In what amounted to a vote of confidence for the US treasury secretary, Barack Obama, the Democratic presidential nominee, said he would ask Mr Paulson to play a role in any transition towards a Democratic administration.
“I would certainly want to make sure that Paulson was involved in the transition,” Mr Obama told CNBC television, in comments that highlighted his own efforts to project an image of continuity and stability in dealing with the financial turmoil. “That doesn’t necessarily mean that he’d end up being the Secretary of the Treasury, but I think it’s important for us to make sure that those who are currently in charge when it comes to the financial crisis and defence and intelligence... are deeply involved in the transition process.”
John McCain, the Republican nominee, sounded a similar bipartisan note, suggesting that he would appoint Andrew Cuomo - a Democrat- as head of the Securities and Exchange Commission.
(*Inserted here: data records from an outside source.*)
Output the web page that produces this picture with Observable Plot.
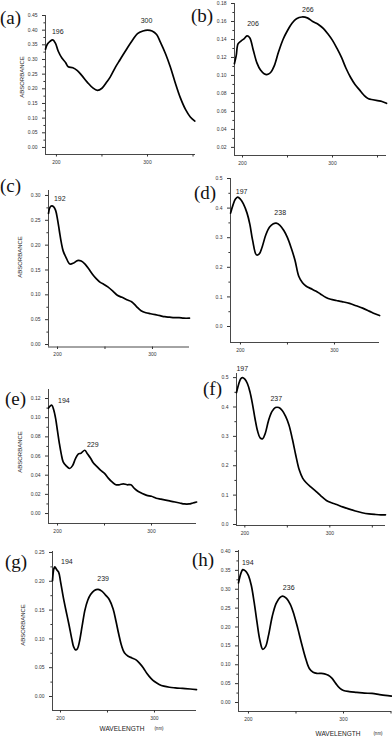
<!DOCTYPE html>
<html><head><meta charset="utf-8">
<script src="https://cdn.jsdelivr.net/npm/d3@7"></script>
<script src="https://cdn.jsdelivr.net/npm/@observablehq/plot@0.6"></script>
<style>
html,body{margin:0;padding:0;background:#fff;}
#fig{position:relative;width:392px;height:737px;overflow:hidden;background:#fff;}
#fig svg{position:absolute;overflow:visible;}
.plabel{position:absolute;font-family:"Liberation Serif","DejaVu Serif",serif;font-size:19px;line-height:1;color:#111;transform:translateY(-50%);}
.ylab{position:absolute;font-family:"Liberation Sans",Arial,sans-serif;font-size:6px;color:#222;transform:translate(-50%,-50%) rotate(-90deg);white-space:nowrap;}
.xlab{position:absolute;font-family:"Liberation Sans",Arial,sans-serif;font-size:6.5px;color:#222;transform:translate(-50%,-50%);white-space:nowrap;}
.xunit{position:absolute;font-family:"Liberation Sans",Arial,sans-serif;font-size:4.5px;color:#222;transform:translate(-50%,-50%);white-space:nowrap;}
</style></head>
<body><div id="fig"></div>
<script>
// ---------- DATA ----------
const wlA = [188,190,193,196,199,202,206,210,213,218,223,228,234,240,245,250,255,259,265,270,278,284,289,295,300,305,310,314,320,325,330,336,342,347,352];
const absA = [0.335,0.352,0.362,0.367,0.355,0.328,0.305,0.29,0.275,0.272,0.262,0.245,0.222,0.203,0.195,0.202,0.222,0.24,0.275,0.30,0.34,0.368,0.388,0.397,0.40,0.397,0.385,0.36,0.318,0.275,0.225,0.17,0.128,0.104,0.09];

const wlB = [191,193,195,198,202,205,208,212,216,220,224,227,231,235,240,245,250,255,260,266,272,278,284,290,295,300,305,310,315,320,325,330,335,340,345,350,355,360];
const absB = [0.113,0.122,0.135,0.138,0.141,0.144,0.142,0.128,0.114,0.106,0.102,0.101,0.103,0.11,0.126,0.14,0.15,0.158,0.163,0.165,0.164,0.16,0.157,0.152,0.146,0.139,0.13,0.12,0.108,0.098,0.09,0.084,0.078,0.074,0.073,0.072,0.071,0.069];

const wlC = [190.5,192,194,196,198,200,202,204,206,209,213,217,221,225,229,233,237,241,245,249,253,258,263,268,273,278,283,288,293,298,303,308,313,318,323,328,333,339];
const absC = [0.264,0.276,0.279,0.277,0.27,0.252,0.228,0.205,0.188,0.175,0.162,0.164,0.169,0.168,0.162,0.152,0.141,0.132,0.125,0.121,0.116,0.108,0.099,0.095,0.09,0.086,0.077,0.068,0.064,0.062,0.06,0.058,0.056,0.055,0.054,0.054,0.053,0.053];

const wlD = [189.5,192,194.5,197,200,203,207,210,213,217,220,223,227,231,235,238,242,246,250,254,258,262,266,270,275,280,285,291,296,302,308,316,323,330,337,343,348];
const absD = [0.383,0.41,0.43,0.437,0.43,0.415,0.383,0.345,0.29,0.242,0.245,0.268,0.31,0.336,0.347,0.349,0.342,0.325,0.30,0.265,0.224,0.17,0.148,0.136,0.128,0.12,0.11,0.098,0.092,0.088,0.084,0.078,0.07,0.062,0.052,0.043,0.037];

const wlE = [190.4,192,194,196,198,200,202,204,206,209,213,216,219,222,225,229,232,235,238,242,246,250,254,258,262,266,270,274,278,282,286,290,295,300,305,310,315,320,325,330,335,340,344,348];
const absE = [0.11,0.112,0.113,0.108,0.099,0.086,0.073,0.062,0.054,0.05,0.047,0.05,0.057,0.062,0.063,0.066,0.062,0.058,0.053,0.049,0.045,0.042,0.037,0.033,0.03,0.03,0.031,0.03,0.03,0.026,0.023,0.021,0.019,0.018,0.016,0.015,0.014,0.013,0.012,0.011,0.01,0.01,0.011,0.012];

const wlF = [190.2,193,195,197,200,203,206,209,212,215,218,221,224,228,232,236,240,244,248,252,256,260,264,268,272,278,284,290,296,302,308,315,322,330,338,346,354,360,365.5];
const absF = [0.449,0.48,0.495,0.50,0.495,0.48,0.452,0.41,0.36,0.318,0.295,0.292,0.31,0.355,0.385,0.398,0.398,0.388,0.368,0.338,0.29,0.235,0.186,0.158,0.143,0.127,0.112,0.096,0.082,0.074,0.068,0.06,0.053,0.046,0.04,0.036,0.034,0.033,0.033];

const wlG = [191.5,193,194,196,198,200,203,206,209,212,214,216,218,220,223,226,229,232,236,240,244,248,252,256,259,262,265,268,272,276,280,284,288,292,296,300,305,310,316,322,330,338,344.7];
const absG = [0.201,0.222,0.225,0.22,0.216,0.2,0.172,0.148,0.125,0.1,0.086,0.081,0.083,0.094,0.122,0.15,0.167,0.177,0.184,0.186,0.183,0.176,0.168,0.152,0.131,0.108,0.088,0.076,0.07,0.067,0.064,0.058,0.05,0.04,0.032,0.026,0.021,0.018,0.016,0.015,0.014,0.013,0.012];

const wlH = [189.5,192,194,196,198,200,203,206,209,212,215,218,221,225,229,233,236,240,244,248,252,256,260,264,268,272,276,280,284,288,292,296,300,306,314,322,330,338,344,350.5];
const absH = [0.317,0.342,0.352,0.35,0.345,0.336,0.31,0.265,0.212,0.165,0.141,0.148,0.177,0.228,0.262,0.278,0.282,0.276,0.26,0.232,0.195,0.155,0.118,0.09,0.08,0.077,0.077,0.076,0.072,0.064,0.05,0.038,0.032,0.029,0.027,0.025,0.024,0.021,0.019,0.017];

// peak annotations
const peaksA = [{t:"196", w:196, a:0.367}, {t:"300", w:300, a:0.40}];
const peaksB = [{t:"206", w:205, a:0.144}, {t:"266", w:266, a:0.165}];
const peaksC = [{t:"192", w:194, a:0.279}];
const peaksD = [{t:"197", w:197, a:0.437}, {t:"238", w:238, a:0.349}];
const peaksE = [{t:"194", w:194, a:0.113}, {t:"229", w:229, a:0.066}];
const peaksF = [{t:"197", w:197, a:0.50}, {t:"237", w:237, a:0.40}];
const peaksG = [{t:"194", w:194, a:0.225}, {t:"239", w:240, a:0.186}];
const peaksH = [{t:"194", w:194, a:0.352}, {t:"236", w:236, a:0.282}];

// tick values
const xTicks = [200, 250, 300, 350];
const xTickLabels = [200, 300];
const yTicksA = [0,0.05,0.10,0.15,0.20,0.25,0.30,0.35,0.40,0.45];
const yTicksB = [0.02,0.04,0.06,0.08,0.10,0.12,0.14,0.16,0.18];
const yTicksC = [0,0.05,0.10,0.15,0.20,0.25,0.30];
const yTicksD = [0,0.1,0.2,0.3,0.4,0.5];
const yTicksE = [0,0.02,0.04,0.06,0.08,0.10,0.12];
const yTicksF = [0,0.1,0.2,0.3,0.4,0.5];
const yTicksG = [0,0.05,0.10,0.15,0.20,0.25];
const yTicksH = [0,0.05,0.10,0.15,0.20,0.25,0.30,0.35,0.40];

const panelLetters = ["(a)","(b)","(c)","(d)","(e)","(f)","(g)","(h)"];
const yTitle = "ABSORBANCE";
const xTitle = "WAVELENGTH";
const xUnit = "(nm)";

// ---------- LAYOUT ----------
const layout = [
  {wl:wlA, ab:absA, pk:peaksA, yt:yTicksA, dec:2, box:[45,15,195,154], x:[188,352.7], y:[-0.024,0.45], lab:[0,17], ylab:[22,77], off:[[5,-8],[-1,-9]]},
  {wl:wlB, ab:absB, pk:peaksB, yt:yTicksB, dec:2, box:[234,3,386,155], x:[191.1,360], y:[0.011,0.18], lab:[191,15], off:[[6,-12],[6,-7]]},
  {wl:wlC, ab:absC, pk:peaksC, yt:yTicksC, dec:2, box:[48,190,189,346.5], x:[190.5,339], y:[-0.005,0.31], lab:[0,185], ylab:[20,257], off:[[8,-7]]},
  {wl:wlD, ab:absD, pk:peaksD, yt:yTicksD, dec:1, box:[230,178,379,342], x:[189.4,347.9], y:[-0.054,0.5], lab:[194,192], off:[[4,-5],[4,-10]]},
  {wl:wlE, ab:absE, pk:peaksE, yt:yTicksE, dec:2, box:[48,389,196,523], x:[190.4,347.9], y:[-0.0104,0.1294], lab:[5,398], ylab:[20,452], off:[[12,-4],[8,-6]]},
  {wl:wlF, ab:absF, pk:peaksF, yt:yTicksF, dec:1, box:[236,373,385,525], x:[190.2,365.5], y:[-0.0034,0.514], lab:[203,388], off:[[0,-9],[0,-8]]},
  {wl:wlG, ab:absG, pk:peaksG, yt:yTicksG, dec:2, box:[52,551,196,710], x:[191.5,344.7], y:[-0.0243,0.2517], lab:[5,561], ylab:[23,625], off:[[12,-5],[5,-11]], xt:[122,728], xu:[159,728]},
  {wl:wlH, ab:absH, pk:peaksH, yt:yTicksH, dec:2, box:[238,550,391,711], x:[189.5,350.5], y:[-0.0238,0.4026], lab:[192,559], off:[[5,-7],[6,-8]], xt:[338,733], xu:[378,733]}
];

const fig = document.getElementById("fig");
const ml = 30, mr = 4, mt = 6, mb = 14;

layout.forEach((L, i) => {
  const [x0, y0, x1, y1] = L.box;
  const data = L.wl.map((w, j) => ({w, a: L.ab[j]}));
  const step = L.yt[1] - L.yt[0];
  const minor = L.yt.map(v => v + step / 2).filter(v => v < L.y[1]);
  const xt = xTicks.filter(v => v >= L.x[0] && v <= L.x[1]);
  const fmt = d3.format("." + L.dec + "f");
  const marks = [
    Plot.ruleX([L.x[0]], {stroke: "#333", strokeWidth: 0.9}),
    Plot.ruleY([L.y[0]], {stroke: "#333", strokeWidth: 0.9}),
    Plot.axisY({ticks: L.yt, tickFormat: fmt, tickSize: 3, tickPadding: 5, fontSize: 5, stroke: "#333", fill: "#333", label: null}),
    Plot.axisY({ticks: minor, tickFormat: () => "", tickSize: 1.6, stroke: "#333", label: null}),
    Plot.axisX({ticks: xt, tickFormat: d => xTickLabels.includes(d) ? d : "", tickSize: 2.5, tickPadding: 3, fontSize: 5, stroke: "#333", fill: "#333", label: null}),
    Plot.line(data, {x: "w", y: "a", curve: "catmull-rom", stroke: "#000", strokeWidth: 1.7}),
    ...L.pk.map((p, k) => Plot.text([p], {x: "w", y: "a", text: "t", dx: L.off[k][0], dy: L.off[k][1], fontSize: 7, fill: "#222"}))
  ];
  const chart = Plot.plot({
    width: (x1 - x0) + ml + mr,
    height: (y1 - y0) + mt + mb,
    marginLeft: ml, marginRight: mr, marginTop: mt, marginBottom: mb,
    x: {domain: L.x},
    y: {domain: L.y},
    style: {fontFamily: '"Liberation Sans", Arial, sans-serif', background: "transparent", overflow: "visible"},
    marks
  });
  chart.style.left = (x0 - ml) + "px";
  chart.style.top = (y0 - mt) + "px";
  fig.appendChild(chart);

  const pl = document.createElement("div");
  pl.className = "plabel";
  pl.textContent = panelLetters[i];
  pl.style.left = L.lab[0] + "px";
  pl.style.top = L.lab[1] + "px";
  fig.appendChild(pl);

  if (L.ylab) {
    const yl = document.createElement("div");
    yl.className = "ylab";
    yl.textContent = yTitle;
    yl.style.left = L.ylab[0] + "px";
    yl.style.top = L.ylab[1] + "px";
    fig.appendChild(yl);
  }
  if (L.xt) {
    const xl = document.createElement("div");
    xl.className = "xlab";
    xl.textContent = xTitle;
    xl.style.left = L.xt[0] + "px";
    xl.style.top = L.xt[1] + "px";
    fig.appendChild(xl);
    const xu = document.createElement("div");
    xu.className = "xunit";
    xu.textContent = xUnit;
    xu.style.left = L.xu[0] + "px";
    xu.style.top = L.xu[1] + "px";
    fig.appendChild(xu);
  }
});
</script>
</body></html>
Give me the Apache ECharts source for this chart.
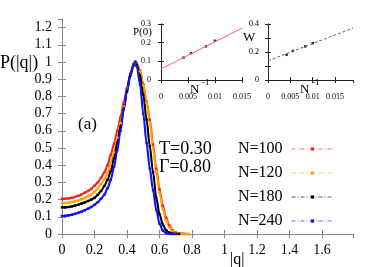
<!DOCTYPE html>
<html><head><meta charset="utf-8">
<script src="https://cdn.jsdelivr.net/npm/echarts@6/dist/echarts.min.js"></script>
<style>html,body{margin:0;padding:0;background:#fff}#c{width:382px;height:267px}</style>
</head><body><div id="c"></div>
<script>
// ---- data ----
const qValues = [0,0.02,0.04,0.06,0.08,0.10,0.12,0.14,0.16,0.18,0.20,0.22,0.24,0.26,0.28,0.30,0.32,0.34,0.36,0.38,0.40,0.42,0.44,0.45,0.46,0.48,0.50,0.52,0.54,0.56,0.58,0.60,0.62,0.64,0.66,0.68,0.70,0.72,0.74,0.76,0.78];
const seriesNames = ['N=100','N=120','N=180','N=240'];
const pN100 = [0.205,0.205,0.207,0.21,0.215,0.222,0.23,0.24,0.25,0.262,0.28,0.30,0.326,0.358,0.40,0.46,0.525,0.60,0.68,0.765,0.85,0.93,0.985,1.0,0.99,0.95,0.87,0.77,0.665,0.52,0.38,0.26,0.165,0.095,0.05,0.022,0.008,0.003,0.001,0,0];
const pN120 = [0.18,0.18,0.182,0.185,0.19,0.195,0.202,0.21,0.22,0.23,0.245,0.265,0.29,0.315,0.355,0.41,0.475,0.56,0.645,0.74,0.835,0.92,0.98,1.0,0.99,0.945,0.865,0.765,0.65,0.5,0.36,0.24,0.145,0.08,0.04,0.017,0.006,0.002,0.001,0,0];
const pN180 = [0.155,0.155,0.157,0.16,0.165,0.17,0.177,0.184,0.192,0.2,0.21,0.228,0.25,0.278,0.315,0.365,0.44,0.53,0.625,0.73,0.83,0.92,0.98,1.0,0.985,0.92,0.81,0.665,0.51,0.36,0.21,0.115,0.055,0.022,0.008,0.002,0.001,0];
const pN240 = [0.105,0.106,0.108,0.112,0.117,0.123,0.13,0.138,0.147,0.157,0.17,0.185,0.205,0.228,0.265,0.315,0.39,0.485,0.6,0.725,0.84,0.93,0.985,1.0,0.975,0.87,0.7,0.53,0.38,0.255,0.14,0.06,0.02,0.005,0.001,0,0];
const seriesColors = ['#ff2020','#ffa500','#000000','#1010ff'];

const invN = [0.00417,0.00556,0.00833,0.01];
const p0Values = [0.12,0.144,0.18,0.21];
const wValues = [0.18,0.208,0.24,0.263];
const p0FitX = [0,0.015];
const p0FitY = [0.059,0.278];
const wFitX = [0,0.019];
const wFitY = [0.137,0.371];

// ---- chart ----
const FONT = 'Liberation Serif';
const zip = (xs, ys) => ys.map((y, i) => [xs[i], y]);
const mainCurves = [pN100, pN120, pN180, pN240];

const mainAxisLine = {show:true, lineStyle:{color:'#888', width:1}};
const insetAxisLine = {show:true, lineStyle:{color:'#222', width:1}};
function axis(o){ return Object.assign({type:'value', splitLine:{show:false}}, o); }

const xAxes = [
  axis({gridIndex:0, position:'bottom', min:0, max:1.79, interval:0.2, axisLine:mainAxisLine,
    axisTick:{inside:true, length:4, lineStyle:{color:'#888'}},
    axisLabel:{showMaxLabel:false, margin:9, fontFamily:FONT, fontSize:14, color:'#000'}}),
  axis({gridIndex:0, position:'top', min:0, max:1.79, interval:0.2, axisLine:mainAxisLine,
    axisTick:{inside:true, length:4, lineStyle:{color:'#888'}}, axisLabel:{show:false}}),
  axis({gridIndex:1, position:'bottom', min:0, max:0.015, interval:0.005, axisLine:insetAxisLine,
    axisTick:{inside:true, length:3, lineStyle:{color:'#222'}},
    axisLabel:{margin:13, fontFamily:FONT, fontSize:8, color:'#000'}}),
  axis({gridIndex:1, position:'top', min:0, max:0.015, interval:0.005, axisLine:insetAxisLine,
    axisTick:{inside:true, length:3, lineStyle:{color:'#222'}}, axisLabel:{show:false}}),
  axis({gridIndex:2, position:'bottom', min:0, max:0.019, interval:0.005, axisLine:insetAxisLine,
    axisTick:{inside:true, length:3, lineStyle:{color:'#222'}},
    axisLabel:{showMaxLabel:false, margin:13, fontFamily:FONT, fontSize:8, color:'#000'}}),
  axis({gridIndex:2, position:'top', min:0, max:0.019, interval:0.005, axisLine:insetAxisLine,
    axisTick:{inside:true, length:3, lineStyle:{color:'#222'}}, axisLabel:{show:false}})
];
const yAxes = [
  axis({gridIndex:0, position:'left', min:0, max:1.25, interval:0.1, axisLine:mainAxisLine,
    axisTick:{inside:true, length:4, lineStyle:{color:'#888'}},
    axisLabel:{showMaxLabel:false, margin:10, fontFamily:FONT, fontSize:14, color:'#000'}}),
  axis({gridIndex:0, position:'right', min:0, max:1.25, interval:0.1, axisLine:mainAxisLine,
    axisTick:{inside:true, length:4, lineStyle:{color:'#888'}}, axisLabel:{show:false}}),
  axis({gridIndex:1, position:'left', min:0, max:0.3, interval:0.1, axisLine:insetAxisLine,
    axisTick:{inside:true, length:3, lineStyle:{color:'#222'}},
    axisLabel:{margin:10, fontFamily:FONT, fontSize:8, color:'#000'}}),
  axis({gridIndex:1, position:'right', min:0, max:0.3, interval:0.1, axisLine:insetAxisLine,
    axisTick:{inside:true, length:3, lineStyle:{color:'#222'}}, axisLabel:{show:false}}),
  axis({gridIndex:2, position:'left', min:0, max:0.4, interval:0.1, axisLine:insetAxisLine,
    axisTick:{inside:true, length:3, lineStyle:{color:'#222'}},
    axisLabel:{margin:9, fontFamily:FONT, fontSize:8, color:'#000',
      formatter: v => (Math.round(v*10) % 2 === 0) ? String(Math.round(v*10)/10) : ''}}),
  axis({gridIndex:2, position:'right', min:0, max:0.4, interval:0.1, axisLine:insetAxisLine,
    axisTick:{inside:true, length:3, lineStyle:{color:'#222'}}, axisLabel:{show:false}})
];

const series = mainCurves.map((vals, i) => ({
  name: seriesNames[i], type:'line', xAxisIndex:0, yAxisIndex:0,
  data: zip(qValues, vals),
  smooth: 0.3, smoothMonotone:'x',
  symbol:'rect', symbolSize:2.5, showAllSymbol:true,
  lineStyle:{color:seriesColors[i], width:2.1},
  itemStyle:{color:seriesColors[i]}
}));
series.push(
  {type:'line', xAxisIndex:2, yAxisIndex:2, data: zip(p0FitX, p0FitY), symbol:'none',
   lineStyle:{color:'#ff6060', width:1}, silent:true},
  {type:'scatter', xAxisIndex:2, yAxisIndex:2, data: zip(invN, p0Values), symbol:'rect', symbolSize:2.5,
   itemStyle:{color:'#000'}},
  {type:'line', xAxisIndex:4, yAxisIndex:4, data: zip(wFitX, wFitY), symbol:'none',
   lineStyle:{color:'#666', width:1, type:[3,2]}, silent:true},
  {type:'scatter', xAxisIndex:4, yAxisIndex:4, data: zip(invN, wValues), symbol:'rect', symbolSize:2.5,
   itemStyle:{color:'#000'}}
);

function txt(x, y, text, size, align){
  return {type:'text', x:x, y:y, z:100, style:{text:text, fontFamily:FONT, fontSize:size, fill:'#000',
    textAlign: align || 'left', textVerticalAlign:'middle'}};
}

const option = {
  animation:false,
  backgroundColor:'#fff',
  grid:[
    {left:62, top:19, right:29, bottom:33, containLabel:false, outerBoundsMode:'none'},
    {left:161, top:24, width:81, height:56, containLabel:false, outerBoundsMode:'none'},
    {left:268, top:24, width:85, height:56, containLabel:false, outerBoundsMode:'none'}
  ],
  xAxis: xAxes,
  yAxis: yAxes,
  legend:{
    orient:'vertical', right:48, top:141, padding:0, align:'right',
    itemWidth:42, itemHeight:4, itemGap:8,
    textStyle:{fontFamily:FONT, fontSize:16, lineHeight:16, color:'#000', padding:[0,4,0,0]},
    lineStyle:{type:[4,2,1,2], width:1, opacity:0.65},
    data: seriesNames
  },
  graphic: [
    txt(0, 63, 'P(|q|)', 18),
    txt(78, 125, '(a)', 17),
    txt(159, 149, 'T=0.30', 18),
    txt(159, 167, 'Γ=0.80', 18),
    txt(230, 260, '|q|', 16),
    txt(133, 32, 'P(0)', 11),
    txt(243, 38, 'W', 13),
    txt(190, 90, 'N', 13),
    txt(202, 83, '-1', 9),
    txt(300, 90, 'N', 13),
    txt(312, 83, '-1', 9)
  ],
  series: series
};
const chart = echarts.init(document.getElementById('c'), null, {renderer:'canvas'});
chart.setOption(option);
</script>
</body></html>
Last week, Mr McCain said he would dismiss the SEC’s current Chairman, Christopher Cox, a former Republican Congressman.
”I’ve admired Andrew Cuomo,” Mr McCain told CBS televison’s ”Sixty Minutes” programme. ”I think he is somebody who could restore some credibility, lend some bipartisanship to this effort.”
Mr Obama told the programme he considered the US to be in recession and that Mr Paulson and Ben Bernanke, the Chairman of the Federal Reserve, had no alternative but to put together the bailout.
”There’s no doubt that we’re going to see, when the numbers come out, that we are officially in recession,” he said. ”I think by the time Secretary Paulson and Federal Reserve Chairman Bernanke were looking at these problems, they had no good options left.”